Records:

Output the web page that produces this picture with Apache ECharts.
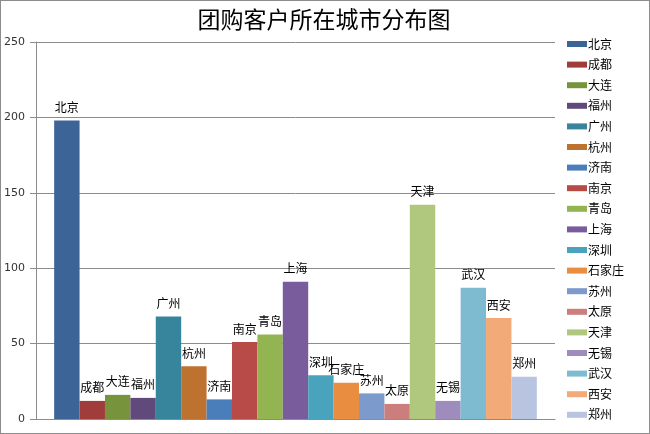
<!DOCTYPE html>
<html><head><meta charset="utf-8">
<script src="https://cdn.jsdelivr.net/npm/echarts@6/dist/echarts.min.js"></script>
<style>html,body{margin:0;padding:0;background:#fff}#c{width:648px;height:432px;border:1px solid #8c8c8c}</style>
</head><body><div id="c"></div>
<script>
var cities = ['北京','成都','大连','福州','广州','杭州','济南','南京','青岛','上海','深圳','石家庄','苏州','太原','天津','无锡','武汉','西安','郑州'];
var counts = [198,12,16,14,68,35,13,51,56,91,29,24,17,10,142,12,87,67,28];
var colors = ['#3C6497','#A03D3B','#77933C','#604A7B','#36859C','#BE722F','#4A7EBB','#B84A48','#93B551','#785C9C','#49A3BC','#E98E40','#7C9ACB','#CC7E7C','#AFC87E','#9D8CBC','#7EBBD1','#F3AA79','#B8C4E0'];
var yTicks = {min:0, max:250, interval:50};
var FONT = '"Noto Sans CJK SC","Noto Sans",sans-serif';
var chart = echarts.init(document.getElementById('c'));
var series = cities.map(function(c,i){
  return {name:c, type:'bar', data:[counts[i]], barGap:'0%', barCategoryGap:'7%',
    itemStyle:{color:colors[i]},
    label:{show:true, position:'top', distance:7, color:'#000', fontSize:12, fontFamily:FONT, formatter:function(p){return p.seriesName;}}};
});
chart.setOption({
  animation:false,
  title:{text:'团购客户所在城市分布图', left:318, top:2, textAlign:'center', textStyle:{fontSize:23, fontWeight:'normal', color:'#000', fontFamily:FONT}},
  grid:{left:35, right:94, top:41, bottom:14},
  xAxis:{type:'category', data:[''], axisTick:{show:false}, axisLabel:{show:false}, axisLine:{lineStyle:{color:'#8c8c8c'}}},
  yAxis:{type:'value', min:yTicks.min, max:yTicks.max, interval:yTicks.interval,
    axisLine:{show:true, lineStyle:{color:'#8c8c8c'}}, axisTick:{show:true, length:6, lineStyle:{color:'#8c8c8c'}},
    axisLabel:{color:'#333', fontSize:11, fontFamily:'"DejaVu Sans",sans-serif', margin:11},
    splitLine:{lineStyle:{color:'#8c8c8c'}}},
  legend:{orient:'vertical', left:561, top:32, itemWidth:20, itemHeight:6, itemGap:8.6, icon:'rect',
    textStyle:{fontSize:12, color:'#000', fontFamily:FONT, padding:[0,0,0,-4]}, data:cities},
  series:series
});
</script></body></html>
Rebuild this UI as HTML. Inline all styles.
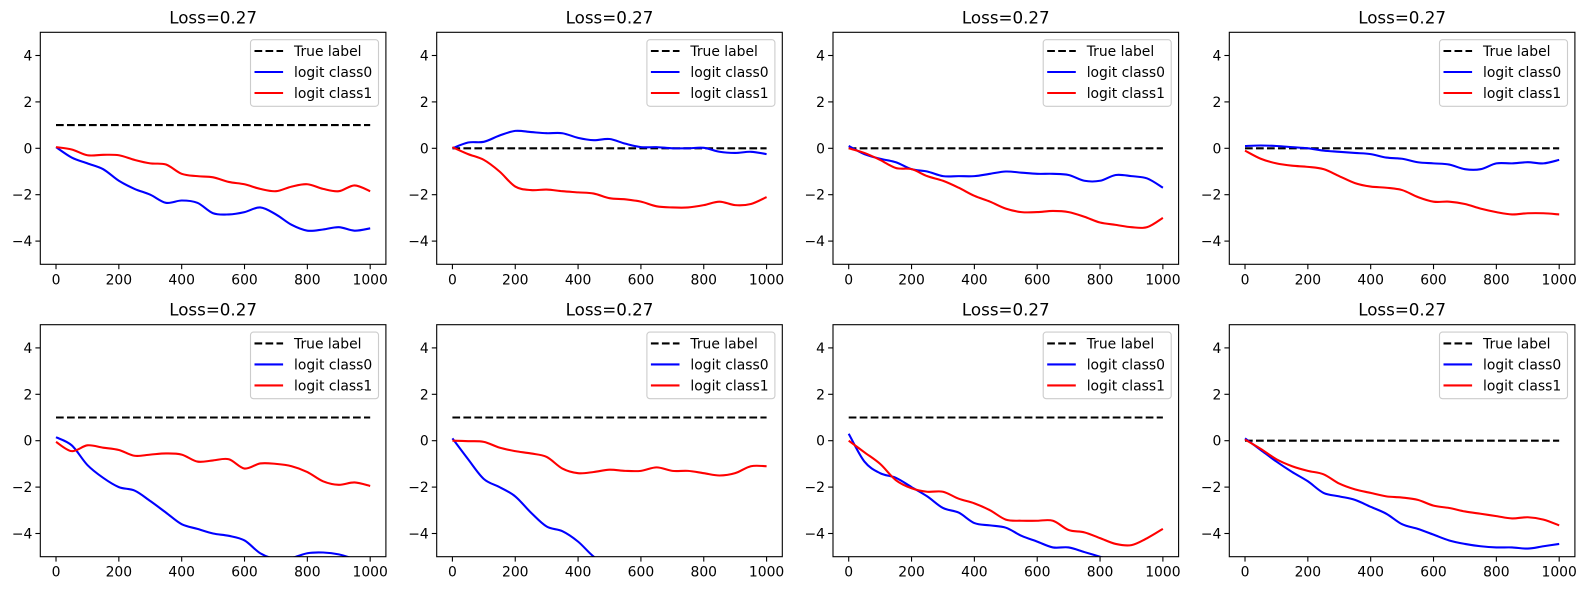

Written task: Set each line of the records down exactly, leaving every picture out.

Solution below:
Output the web page that produces this picture with Apache ECharts.
<!DOCTYPE html>
<html><head><meta charset="utf-8">
<script src="https://cdn.jsdelivr.net/npm/echarts@6/dist/echarts.min.js"></script>
<style>html,body{margin:0;padding:0;background:#fff}#c{width:648px;height:432px;border:1px solid #8c8c8c}</style>
</head><body><div id="c"></div>
<script>
var cities = ['北京','成都','大连','福州','广州','杭州','济南','南京','青岛','上海','深圳','石家庄','苏州','太原','天津','无锡','武汉','西安','郑州'];
var counts = [198,12,16,14,68,35,13,51,56,91,29,24,17,10,142,12,87,67,28];
var colors = ['#3C6497','#A03D3B','#77933C','#604A7B','#36859C','#BE722F','#4A7EBB','#B84A48','#93B551','#785C9C','#49A3BC','#E98E40','#7C9ACB','#CC7E7C','#AFC87E','#9D8CBC','#7EBBD1','#F3AA79','#B8C4E0'];
var yTicks = {min:0, max:250, interval:50};
var FONT = '"Noto Sans CJK SC","Noto Sans",sans-serif';
var chart = echarts.init(document.getElementById('c'));
var series = cities.map(function(c,i){
  return {name:c, type:'bar', data:[counts[i]], barGap:'0%', barCategoryGap:'7%',
    itemStyle:{color:colors[i]},
    label:{show:true, position:'top', distance:7, color:'#000', fontSize:12, fontFamily:FONT, formatter:function(p){return p.seriesName;}}};
});
chart.setOption({
  animation:false,
  title:{text:'团购客户所在城市分布图', left:318, top:2, textAlign:'center', textStyle:{fontSize:23, fontWeight:'normal', color:'#000', fontFamily:FONT}},
  grid:{left:35, right:94, top:41, bottom:14},
  xAxis:{type:'category', data:[''], axisTick:{show:false}, axisLabel:{show:false}, axisLine:{lineStyle:{color:'#8c8c8c'}}},
  yAxis:{type:'value', min:yTicks.min, max:yTicks.max, interval:yTicks.interval,
    axisLine:{show:true, lineStyle:{color:'#8c8c8c'}}, axisTick:{show:true, length:6, lineStyle:{color:'#8c8c8c'}},
    axisLabel:{color:'#333', fontSize:11, fontFamily:'"DejaVu Sans",sans-serif', margin:11},
    splitLine:{lineStyle:{color:'#8c8c8c'}}},
  legend:{orient:'vertical', left:561, top:32, itemWidth:20, itemHeight:6, itemGap:8.6, icon:'rect',
    textStyle:{fontSize:12, color:'#000', fontFamily:FONT, padding:[0,0,0,-4]}, data:cities},
  series:series
});
</script></body></html>
Rebuild this UI as HTML. Inline all styles.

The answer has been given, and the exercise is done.